Information supplied —
— START —
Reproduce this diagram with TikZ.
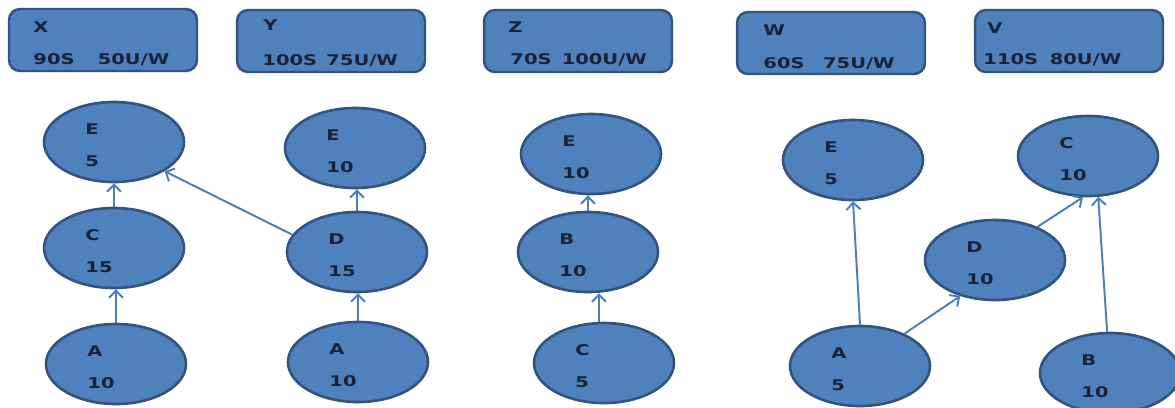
\documentclass[tikz,border=0pt]{standalone}
\usepackage{fontspec}
\newfontfamily\dvs{DejaVu Sans}[BoldFont={DejaVu Sans Bold}]
\usetikzlibrary{shapes.geometric,arrows.meta,calc}
\definecolor{fillb}{HTML}{4F81BD}
\definecolor{edgeb}{HTML}{33547F}
\definecolor{arrb}{HTML}{4A7EBB}
\definecolor{txt}{HTML}{1A2238}
\tikzset{
 box/.style={draw=edgeb, fill=fillb, line width=1.4pt, rounded corners=0.22cm, minimum width=3.76cm, minimum height=1.24cm, inner sep=0},
 circ/.style={ellipse, draw=edgeb, fill=fillb, line width=1.5pt, minimum width=2.8cm, minimum height=1.6cm, inner sep=0},
 lbl/.style={font=\dvs\bfseries\fontsize{8.4}{9}\selectfont, text=txt, inner sep=0, anchor=west, xscale=1.32},
 arr/.style={draw=arrb, line width=1.1pt, -{Straight Barb[length=4pt,width=8pt]}}
}
\newcommand\mycirc[5]{%
 \node[circ] (#1) at (#2,#3) {};
 \node[lbl] (#1-l) at ($(#1)+(-29,-13)$) {#4};
 \node[lbl] (#1-n) at ($(#1)+(-29,19)$) {#5};
}
\begin{document}
\begin{tikzpicture}[x=0.02cm,y=-0.02cm]
\useasboundingbox (0,0) rectangle (1175,407);
\fill[white] (0,0) rectangle (1175,407);
\clip (0,0) rectangle (1175,407);
% top boxes
\node[box] (X) at (103,40) {};
\node[box] (Y) at (331,41) {};
\node[box] (Z) at (578,41) {};
\node[box] (W) at (831,43) {};
\node[box] (V) at (1069,41) {};
\node[lbl] (X-a) at (33,27) {X};
\node[lbl] (X-b) at (33,60) {90S\hspace{10pt}50U/W};
\node[lbl] (Y-a) at (263,25) {Y};
\node[lbl] (Y-b) at (262,61) {100S\hspace{4pt}75U/W};
\node[lbl] (Z-a) at (508,27) {Z};
\node[lbl] (Z-b) at (510,60) {70S\hspace{4.4pt}100U/W};
\node[lbl] (W-a) at (763,30) {W};
\node[lbl] (W-b) at (763,64) {60S\hspace{8pt}75U/W};
\node[lbl] (V-a) at (987,28) {V};
\node[lbl] (V-b) at (983,60) {110S\hspace{5pt}80U/W};
% X group
\mycirc{E1}{114}{142}{E}{5}
\mycirc{C1}{114}{248}{C}{15}
\mycirc{A1}{116}{364}{A}{10}
% Y group
\mycirc{E2}{355}{148}{E}{10}
\mycirc{D2}{357}{252}{D}{15}
\mycirc{A2}{358}{362}{A}{10}
% Z group
\mycirc{E3}{591}{154}{E}{10}
\mycirc{B3}{588}{252}{B}{10}
\mycirc{C3}{604}{363}{C}{5}
% W group
\mycirc{E4}{853}{160}{E}{5}
\mycirc{D4}{995}{260}{D}{10}
\mycirc{A4}{860}{366}{A}{5}
% V group
\mycirc{C5}{1088}{156}{C}{10}
\mycirc{B5}{1110}{373}{B}{10}
% arrows
\draw[arr] (C1.north) -- (C1.north |- E1.south);
\draw[arr] (A1.north) -- (A1.north |- C1.south);
\draw[arr] (D2.165) -- (E1.330);
\draw[arr] (D2.north) -- (D2.north |- E2.south);
\draw[arr] (A2.north) -- (A2.north |- D2.south);
\draw[arr] (B3.north) -- (B3.north |- E3.south);
\draw[arr] (C3.97) -- (C3.97 |- B3.south);
\draw[arr] (A4.north) -- (E4.south);
\draw[arr] (A4.36) -- (D4.226);
\draw[arr] (D4.38) -- (C5.263);
\draw[arr] (B5.94) -- (C5.284);
\end{tikzpicture}
\end{document}
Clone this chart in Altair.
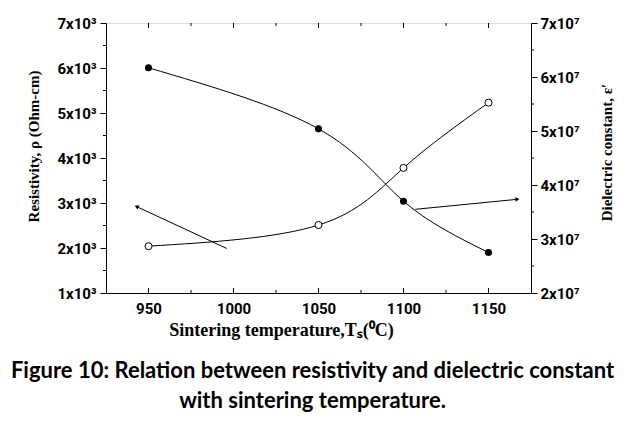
import altair as alt
import pandas as pd

# --- data ---
temps = [950, 1050, 1100, 1150]
resistivity = [2040, 2510, 3780, 5230]          # open circles, left axis
dielectric = [6.17e7, 5.04e7, 3.70e7, 2.75e7]   # filled circles, right axis

arrow_left_x = [996, 943]
arrow_left_y = [1990, 2920]
arrow_right_x = [1107, 1167]
arrow_right_y = [3.55e7, 3.735e7]

x_major = [950, 1000, 1050, 1100, 1150]
x_minor = [975, 1025, 1075, 1125]
left_major = [1000, 2000, 3000, 4000, 5000, 6000, 7000]
left_minor = [1500, 2500, 3500, 4500, 5500, 6500]
right_major = [2e7, 3e7, 4e7, 5e7, 6e7, 7e7]
right_minor = [2.5e7, 3.5e7, 4.5e7, 5.5e7, 6.5e7]

W, H = 425, 270

df = pd.DataFrame({"T": temps, "rho": resistivity, "eps": dielectric})
al = pd.DataFrame({"T": arrow_left_x, "rho": arrow_left_y, "o": [0, 1]})
ar = pd.DataFrame({"T": arrow_right_x, "eps": arrow_right_y, "o": [0, 1]})
alh = al.iloc[[1]]
arh = ar.iloc[[1]]

LBL = dict(labelFont="Roboto", labelFontWeight="bold", labelFontSize=15,
           labelColor="black", domainColor="black", grid=False,
           titleFont="Liberation Serif", titleFontWeight="bold", titleColor="black")

xscale = alt.Scale(domain=[925, 1175], nice=False, zero=False)
xaxis = alt.Axis(values=x_major, format="d", title="Sintering temperature,Tₛ(⁰C)",
                 tickSize=0, labelPadding=8, titlePadding=5, titleX=175,
                 titleFontSize=18, **LBL)

lscale = alt.Scale(domain=[1000, 7000], nice=False, zero=False)
rscale = alt.Scale(domain=[2e7, 7e7], nice=False, zero=False)

laxis = alt.Axis(orient="left", values=left_major, labelExpr="(datum.value/1000) + 'x10³'",
                 title="Resistivity, ρ (Ohm-cm)", tickSize=6, tickColor="black",
                 labelPadding=4, titleFontSize=15, titleAngle=270,
                 titleX=-73, titleY=123, titleAlign="center", titleBaseline="middle", **LBL)
raxis = alt.Axis(orient="right", values=right_major, labelExpr="(datum.value/1e7) + 'x10⁷'",
                 title="Dielectric constant, ε′", tickSize=6, tickColor="black",
                 labelPadding=3, titleFontSize=15, titleAngle=270,
                 titleX=75, titleY=129, titleAlign="center", titleBaseline="middle", **LBL)

X = lambda f: alt.X(f, scale=xscale, axis=xaxis)
YL = lambda f: alt.Y(f, scale=lscale, axis=laxis)
YR = lambda f: alt.Y(f, scale=rscale, axis=raxis)

base = alt.Chart(df)

# left (resistivity) group
l_line = base.mark_line(color="black", strokeWidth=1, interpolate="natural").encode(
    x=X("T:Q"), y=YL("rho:Q"))
l_pts = base.mark_point(shape="circle", filled=True, fill="white", stroke="black",
                        strokeWidth=1, size=50, opacity=1).encode(x=X("T:Q"), y=YL("rho:Q"))
l_arrow = alt.Chart(al).mark_line(color="black", strokeWidth=1).encode(
    x=X("T:Q"), y=YL("rho:Q"), order="o:Q")
l_head = alt.Chart(alh).mark_point(shape="triangle-up", filled=True, color="black",
                                   size=22, angle=295, opacity=1).encode(x=X("T:Q"), y=YL("rho:Q"))
l_minor = alt.Chart(pd.DataFrame({"v": left_minor})).mark_rule(color="black").encode(
    y=YL("v:Q"), x=alt.value(0), x2=alt.value(-3))
left = alt.layer(l_line, l_pts, l_arrow, l_head, l_minor)

# right (dielectric) group
r_line = base.mark_line(color="black", strokeWidth=1, interpolate="natural").encode(
    x=X("T:Q"), y=YR("eps:Q"))
r_pts = base.mark_point(shape="circle", filled=True, color="black", size=50,
                        opacity=1).encode(x=X("T:Q"), y=YR("eps:Q"))
r_arrow = alt.Chart(ar).mark_line(color="black", strokeWidth=1).encode(
    x=X("T:Q"), y=YR("eps:Q"), order="o:Q")
r_head = alt.Chart(arh).mark_point(shape="triangle-up", filled=True, color="black",
                                   size=22, angle=84, opacity=1).encode(x=X("T:Q"), y=YR("eps:Q"))
r_minor = alt.Chart(pd.DataFrame({"v": right_minor})).mark_rule(color="black").encode(
    y=YR("v:Q"), x=alt.value(W), x2=alt.value(W + 3))
right = alt.layer(r_line, r_pts, r_arrow, r_head, r_minor)

# inward x ticks (bottom and top)
xmaj = pd.DataFrame({"v": x_major})
xmin = pd.DataFrame({"v": x_minor})
xt1 = alt.Chart(xmaj).mark_rule(color="black").encode(
    x=X("v:Q"), y=alt.value(H), y2=alt.value(H - 5))
xt2 = alt.Chart(xmaj).mark_rule(color="black").encode(
    x=X("v:Q"), y=alt.value(0), y2=alt.value(5))
xt3 = alt.Chart(xmin).mark_rule(color="black").encode(
    x=X("v:Q"), y=alt.value(H), y2=alt.value(H - 3))
xt4 = alt.Chart(xmin).mark_rule(color="black").encode(
    x=X("v:Q"), y=alt.value(0), y2=alt.value(3))

chart = alt.layer(left, right, xt1, xt2, xt3, xt4).resolve_scale(y="independent").properties(
    width=W, height=H,
    autosize=alt.AutoSizeParams(type="none"),
    padding={"left": 98, "top": 15, "right": 86, "bottom": 123},
    title=alt.TitleParams(
        text=["Figure 10: Relation between resistivity and dielectric constant",
              "with sintering temperature."],
        orient="bottom", anchor="middle", font="Lato", fontSize=22, fontWeight="bold",
        lineHeight=30, offset=22, dx=-6, color="black"),
).configure_view(stroke="black", strokeWidth=1).configure(background="white")

chart.save("out.html", embed_options={"renderer": "svg", "actions": False})
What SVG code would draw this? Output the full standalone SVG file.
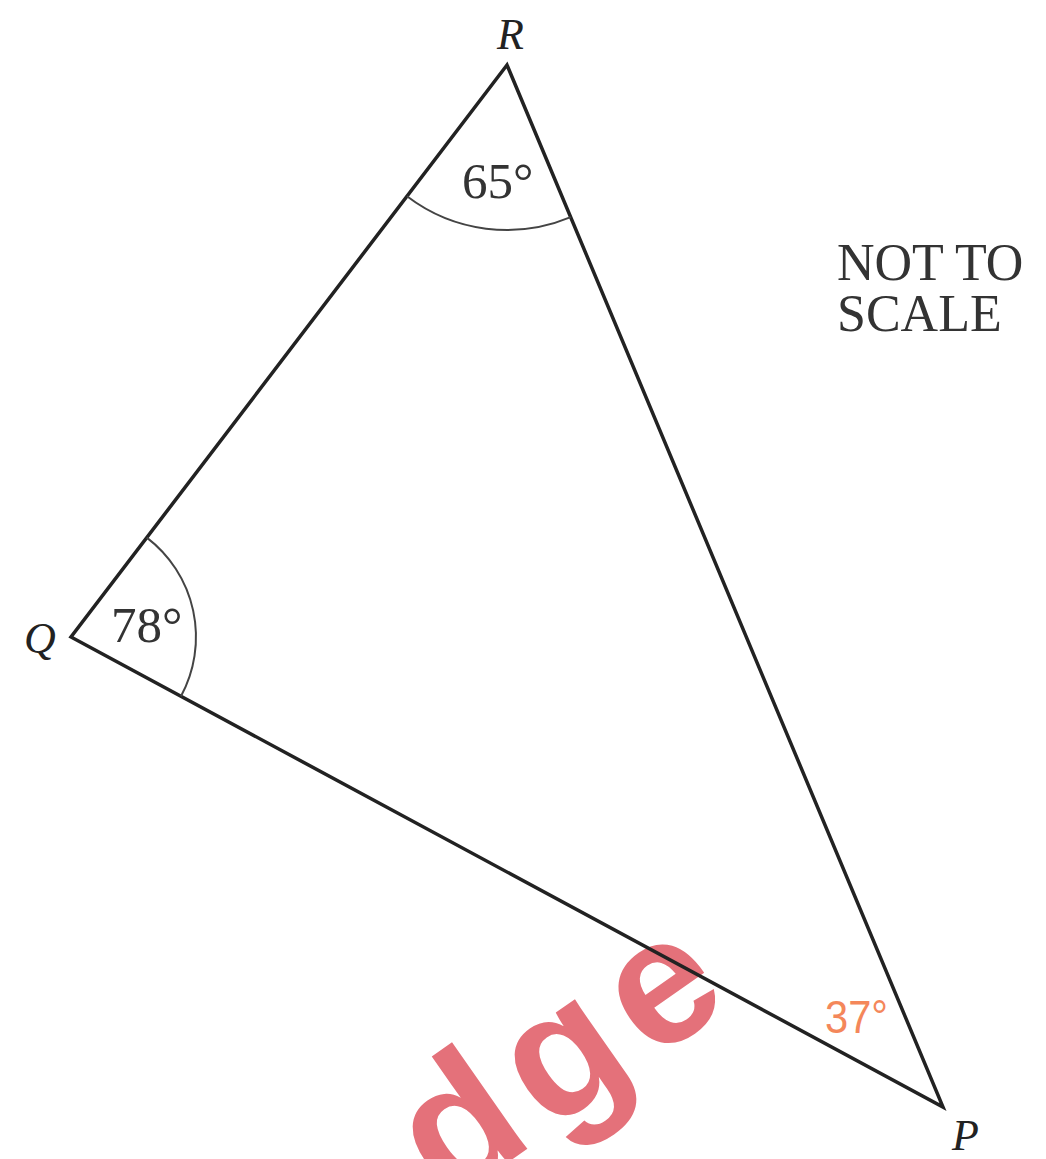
<svg xmlns="http://www.w3.org/2000/svg" width="1046" height="1159" viewBox="0 0 1046 1159">
<style>
.side{stroke:#222;stroke-width:3.5;fill:none;stroke-linecap:round;stroke-linejoin:miter}
.arc{stroke:#444;stroke-width:2;fill:none}
.lbl{font-family:"Liberation Serif","Times New Roman",serif;font-size:44px;font-style:italic;fill:#222}
.ang{font-family:"Liberation Serif","Times New Roman",serif;font-size:51px;fill:#333}
.note{font-family:"Liberation Serif","Times New Roman",serif;font-size:52px;fill:#333}
</style>
<rect width="1046" height="1159" fill="#fff"/>
<g id="watermark" transform="translate(447,1205) rotate(-35)">
<text x="0" y="0" font-family="'Liberation Sans',Arial,sans-serif" font-weight="bold" font-size="180" letter-spacing="15" fill="#e2656f" opacity="0.92">dge</text>
</g>
<g id="connectors">
<polygon class="side" points="507,65 71,637 943,1107"/>
<path class="arc" d="M146.8,537.6 A125,125 0 0 1 181,696.3"/>
<path class="arc" d="M407,196.2 A165,165 0 0 0 570.7,217.2"/>
</g>
<g id="node-R"><text class="lbl" x="497" y="49">R</text></g>
<g id="node-Q"><text class="lbl" x="24" y="653">Q</text></g>
<g id="node-P"><text class="lbl" x="952" y="1150">P</text></g>
<g id="angle-R"><text class="ang" x="462" y="198">65°</text></g>
<g id="angle-Q"><text class="ang" x="111" y="642">78°</text></g>
<g id="angle-P"><text x="825" y="1033" font-family="'Liberation Sans',Arial,sans-serif" font-size="47" fill="#f4875a" textLength="63" lengthAdjust="spacingAndGlyphs">37°</text></g>
<g id="note"><text class="note" x="837" y="280">NOT TO</text><text class="note" x="837" y="331">SCALE</text></g>
</svg>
— END —
Do this —
Copy only what runs above from the line containing "Clone this chart in Altair." through the line containing "rscale = alt.Scale(domain=[2e7, 7e7], nice=False, zero=False)", exactly. Leave out the pictures.

Written solution —
Clone this chart in Altair.
import altair as alt
import pandas as pd

# --- data ---
temps = [950, 1050, 1100, 1150]
resistivity = [2040, 2510, 3780, 5230]          # open circles, left axis
dielectric = [6.17e7, 5.04e7, 3.70e7, 2.75e7]   # filled circles, right axis

arrow_left_x = [996, 943]
arrow_left_y = [1990, 2920]
arrow_right_x = [1107, 1167]
arrow_right_y = [3.55e7, 3.735e7]

x_major = [950, 1000, 1050, 1100, 1150]
x_minor = [975, 1025, 1075, 1125]
left_major = [1000, 2000, 3000, 4000, 5000, 6000, 7000]
left_minor = [1500, 2500, 3500, 4500, 5500, 6500]
right_major = [2e7, 3e7, 4e7, 5e7, 6e7, 7e7]
right_minor = [2.5e7, 3.5e7, 4.5e7, 5.5e7, 6.5e7]

W, H = 425, 270

df = pd.DataFrame({"T": temps, "rho": resistivity, "eps": dielectric})
al = pd.DataFrame({"T": arrow_left_x, "rho": arrow_left_y, "o": [0, 1]})
ar = pd.DataFrame({"T": arrow_right_x, "eps": arrow_right_y, "o": [0, 1]})
alh = al.iloc[[1]]
arh = ar.iloc[[1]]

LBL = dict(labelFont="Roboto", labelFontWeight="bold", labelFontSize=15,
           labelColor="black", domainColor="black", grid=False,
           titleFont="Liberation Serif", titleFontWeight="bold", titleColor="black")

xscale = alt.Scale(domain=[925, 1175], nice=False, zero=False)
xaxis = alt.Axis(values=x_major, format="d", title="Sintering temperature,Tₛ(⁰C)",
                 tickSize=0, labelPadding=8, titlePadding=5, titleX=175,
                 titleFontSize=18, **LBL)

lscale = alt.Scale(domain=[1000, 7000], nice=False, zero=False)
rscale = alt.Scale(domain=[2e7, 7e7], nice=False, zero=False)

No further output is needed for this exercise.